All the Papa Mojo’s Roadhouse information is online at papamojosroadhouse.com.
Discology
Eliane Elias: Bossa Nova Stories (Blue Note)
Brazil’s bossa nova celebrated a 50th birthday in 2008 – yet another measure of how quickly 50 years can fly by when one is having fun. Eliane Elias, an extraordinary jazz pianist and vocalist, and a notable daughter of Brazil, released an album in January of ’09 that is a most excellent tribute to the gifted founders of bossa nova. Elias collaborated with a stellar collection of musicians – Paulo Braga (drums), Oscar Castro-Neves (guitar), Ricardo Vogt (guitar), and Marc Johnson (bass) – as well as tracking several songs with an orchestra. The first song on the record should be first, given Elias’ subject matter – “The Girl From Ipanema.” She sings this classic in English and Portuguese, and her treatment is gorgeous. She also covers Tom Jobim’s “Desafinado” in memorable fashion. Elias takes on Gershwin’s “They Can’t Take That Away From Me” and Johnny Mercer’s “Too Marvelous For Words,” recasting them very effectively in a bossa nova mood. She does the same with Stevie Wonder’s “Superwoman,” achieving a bossa nova vibe so convincing that one might easily assume the song was originally written in this style.
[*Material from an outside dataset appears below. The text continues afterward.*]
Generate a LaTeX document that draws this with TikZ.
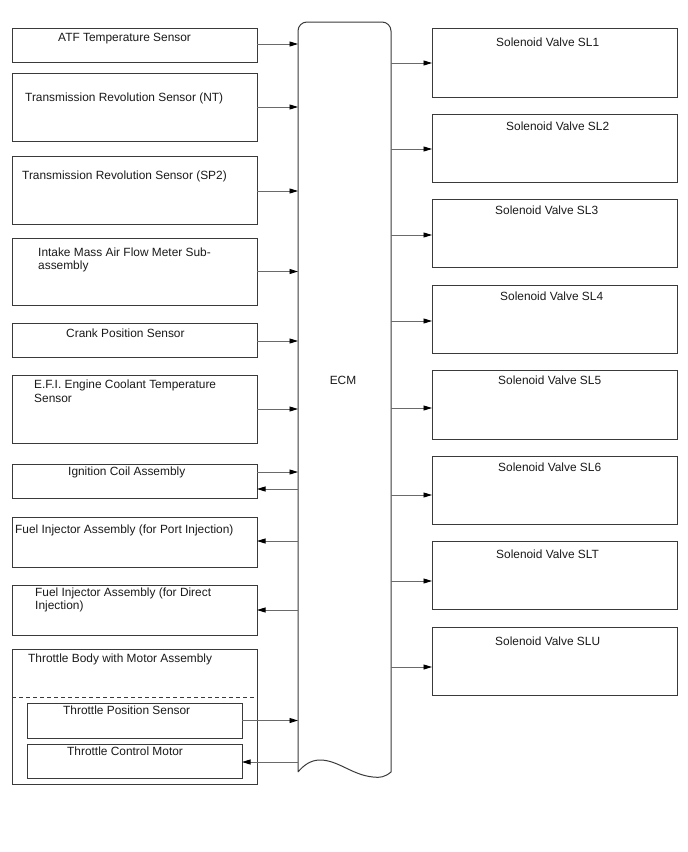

Elias was an accomplished pianist before she began singing, but it’s clear from this album and her 2008 release, Something for You, that her vocal work has become quite polished.
Quick Fix
Guy Davis: Sweetheart Like You (Red House)
Davis delivered a superb blues disc in ’06 with Skunkmello, and he’s done it again with Sweetheart Like You. Davis’ feel for country blues, and his ability to write in this style, is unique among today’s blues artists. This album is a sweetheart.